January 31, 2006, 06:54 PM
Sounds like scope covers are in order. Thanks!

Second question: the variable power ring on this scope is really stiff; it takes a considerable amount of twisting to get it to move. Is this something that will loosen up a little bit over time?

January 31, 2006, 07:30 PM
It depends on what you consider "stiff" all my Leupolds are somewhat firm to change power on. I'ld go to your local shop and compare other Leupold, if yours is drastically different send it back to Leupold. They are great to deal with and their's is truely a no B.S. lifetime warranty. For that matter, if you just bought it, the place you bought it from may take care of you and get you shooting right away without having to wait for it to go out and come back from the factory.

February 4, 2006, 11:39 PM
If it's a Leupold made in '04 or after, you can get the "Alumina" threaded, flip-back covers that screw directly to your scope. They're about 3X to 4X the price of the Butler Creek covers though. $30 per cover versus $8 per cover.

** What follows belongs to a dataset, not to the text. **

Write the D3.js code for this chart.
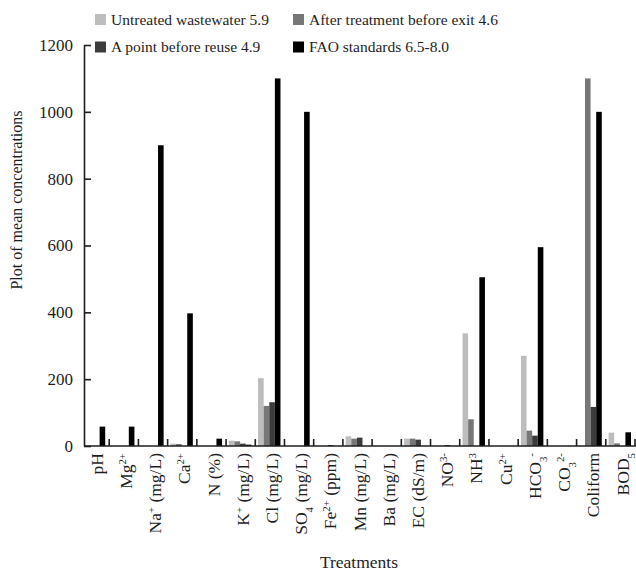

February 5, 2006, 09:34 AM
I use the Butler creek pop open caps on my rifle. On the back one, I have added a little cheat long range tables for my 300 mag. I couldnt get the text to show up on the photo, but, it is there. I started at 200 yards, went every 50 yards all the way up to 500 yards. I added drop in inches ( for "KENTUCKY WINDAGE" shooting) and MOA adjustment for shooting stuff like JAckrabbits at 500 yards. I figured that was the best place to put a range card, and be able to see it, and keep it safe. Just a suggestion.

February 5, 2006, 10:16 AM
My take is a little different than most....prefer not to hunt with them. The only time I do use them is in snow or rain conditions. Nothing worse than missing an opportune shot because snow/ice/mosture blocked your view.

February 5, 2006, 01:26 PM
If your lay down shooting the little red push button nicely pokes you in the face on the butler creek plus they pop when opening, threw mine in the trash.

February 6, 2006, 11:53 PM
The Butler Creek's will get ripped off if you are moving through brush. I find them irritating. I think the front cap is important to keep out water, snow, or dirt. I'm looking for an alternative at the moment.